Modern OLED-based displays use several layers, which help improve efficiency; many of them utilize a dual-layer structure, with one of the layers being conductive and the other one emissive. When a positive source of energy is applied to the cathode, electrons will start to flow from cathode to the anode, reaching a layer of holes that is placed near the emissive layer.

Organic LEDs have a limited lifespan, though; several reports have demonstrated that these displays start to lose their impressive brightness after a few years of daily usage. It is estimated that an OLED display will run for about 30,000 hours until its brightness is reduced to half.

3. Active-Matrix OLED (AMOLED) is a newer version of the organic light-emitting diode technology.

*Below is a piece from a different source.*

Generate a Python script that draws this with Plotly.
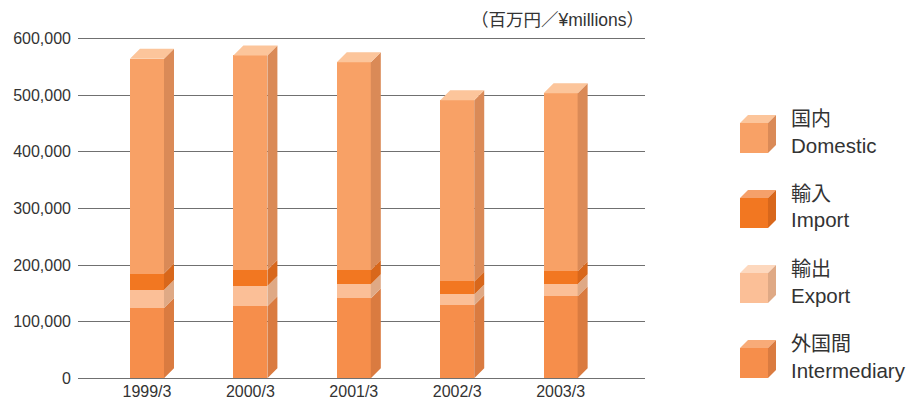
import plotly.graph_objects as go

years = ["1999/3", "2000/3", "2001/3", "2002/3", "2003/3"]
intermediary = [124000, 127000, 141000, 129000, 145000]
export = [32000, 36000, 25000, 19000, 21000]
imports = [29000, 28000, 25000, 23000, 23000]
domestic = [379000, 379000, 367000, 320000, 314000]
y_ticks = [0, 100000, 200000, 300000, 400000, 500000, 600000]
y_tick_labels = ["0", "100,000", "200,000", "300,000", "400,000", "500,000", "600,000"]

series = [
    ("外国間", "Intermediary", intermediary, "#F68E4B", "#DA7B40", "#F8AB78"),
    ("輸出", "Export", export, "#FBBF97", "#DFA985", "#FDD8BE"),
    ("輸入", "Import", imports, "#F27721", "#D8671B", "#F5A06A"),
    ("国内", "Domestic", domestic, "#F8A166", "#DA8A57", "#FCC59B"),
]

FONT = "Arial, 'Liberation Sans', 'Noto Sans CJK JP', sans-serif"
W, H = 913, 400
ML, MR, MT, MB = 78, 268, 35, 20
PW, PH = W - ML - MR, H - MT - MB
YMIN, YMAX = -3000, 606000
XMIN, XMAX = -0.667, 4.816
BW = 0.329
DX = (10 / PW) * (XMAX - XMIN)
DY = (10 / PH) * (YMAX - YMIN)

xs = list(range(len(years)))
fig = go.Figure()

for jp, en, vals, front, side, top in series:
    fig.add_trace(go.Bar(x=xs, y=vals, width=BW, marker=dict(color=front, line=dict(width=0)),
                         name=en, showlegend=False, hoverinfo="skip"))

# side faces and tops
base = [0] * len(years)
for si, (jp, en, vals, front, side, top) in enumerate(series):
    sx, sy = [], []
    for i, v in enumerate(vals):
        xr = xs[i] + BW / 2
        y0, y1 = base[i], base[i] + v
        sx += [xr, xr + DX, xr + DX, xr, xr, None]
        sy += [y0, y0 + DY, y1 + DY, y1, y0, None]
    fig.add_trace(go.Scatter(x=sx, y=sy, fill="toself", fillcolor=side, mode="lines",
                             line=dict(width=0, color=side), showlegend=False, hoverinfo="skip"))
    if si == len(series) - 1:
        tx, ty = [], []
        for i, v in enumerate(vals):
            xl = xs[i] - BW / 2
            xr = xs[i] + BW / 2
            yt = base[i] + v
            tx += [xl, xl + DX, xr + DX, xr, xl, None]
            ty += [yt, yt + DY, yt + DY, yt, yt, None]
        fig.add_trace(go.Scatter(x=tx, y=ty, fill="toself", fillcolor=top, mode="lines",
                                 line=dict(width=0, color=top), showlegend=False, hoverinfo="skip"))
    base = [b + v for b, v in zip(base, vals)]


def px(x):
    return (x - ML) / PW


def py(y):
    return (H - MB - y) / PH


def path(pts):
    return "M " + " L ".join(f"{px(a):.5f},{py(b):.5f}" for a, b in pts) + " Z"


shapes = []
annotations = []
legend_order = [series[3], series[2], series[1], series[0]]
for k, (jp, en, vals, front, side, top) in enumerate(legend_order):
    y0 = 123 + 75 * k
    x0, x1, d, h = 740, 768, 8, 30
    shapes.append(dict(type="path", xref="paper", yref="paper", line=dict(width=0),
                       fillcolor=front, path=path([(x0, y0), (x1, y0), (x1, y0 + h), (x0, y0 + h)])))
    shapes.append(dict(type="path", xref="paper", yref="paper", line=dict(width=0),
                       fillcolor=top, path=path([(x0, y0), (x0 + d, y0 - d), (x1 + d, y0 - d), (x1, y0)])))
    shapes.append(dict(type="path", xref="paper", yref="paper", line=dict(width=0),
                       fillcolor=side, path=path([(x1, y0), (x1 + d, y0 - d), (x1 + d, y0 + h - d), (x1, y0 + h)])))
    annotations.append(dict(text=jp, xref="paper", yref="paper", x=px(789), y=py(y0 - 4),
                            xanchor="left", yanchor="middle", showarrow=False,
                            font=dict(family=FONT, size=20, color="#333333")))
    annotations.append(dict(text=en, xref="paper", yref="paper", x=px(789), y=py(y0 + 22),
                            xanchor="left", yanchor="middle", showarrow=False,
                            font=dict(family=FONT, size=20.5, color="#333333")))

annotations.append(dict(text="（百万円／¥millions）", xref="paper", yref="paper", x=px(646), y=py(20),
                        xanchor="right", yanchor="middle", showarrow=False,
                        font=dict(family=FONT, size=17.5, color="#333333")))

fig.update_layout(
    width=W, height=H,
    margin=dict(l=ML, r=MR, t=MT, b=MB, pad=0, autoexpand=False),
    barmode="stack",
    plot_bgcolor="white", paper_bgcolor="white",
    hovermode=False,
    showlegend=False,
    shapes=shapes,
    annotations=annotations,
    xaxis=dict(range=[XMIN, XMAX], tickvals=xs, ticktext=years, showgrid=False, zeroline=False,
               showline=False, ticks="", automargin=False, ticklabelstandoff=0,
               tickfont=dict(family=FONT, size=16, color="#333333"), fixedrange=True),
    yaxis=dict(range=[YMIN, YMAX], tickvals=y_ticks, ticktext=y_tick_labels,
               showgrid=True, gridcolor="#707070", gridwidth=1, zeroline=False, showline=False,
               ticks="", automargin=False, ticklabelstandoff=6,
               tickfont=dict(family=FONT, size=16, color="#333333"), fixedrange=True),
)

fig.write_html("out.html", config={"displayModeBar": False},
               post_script="document.body.style.margin='0';document.body.style.overflow='hidden';")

It's still expensive, so it can't be found in too many large-sized devices. Unlike OLEDs, AMOLED displays use an active matrix of pixels that generate light, utilizing two or three thin-film transistors for each pixel.

The first transistor controls a storage capacitor, while the other one sets the proper current intensity that's necessary for each particular pixel. Since the already available electrical energy is stored by the capacitor, AMOLED displays use less power in comparison with the OLED-based ones. The higher refresh rates also help, reducing power consumption, because the LEDs will stay lit much less after the signal that has triggered the pixels stops.

Companies continue to create new types of displays; if everything works out as planned, we will soon get to see transparent OLED screens, flexible displays, Quantum-dot LEDs and other impressive technologies.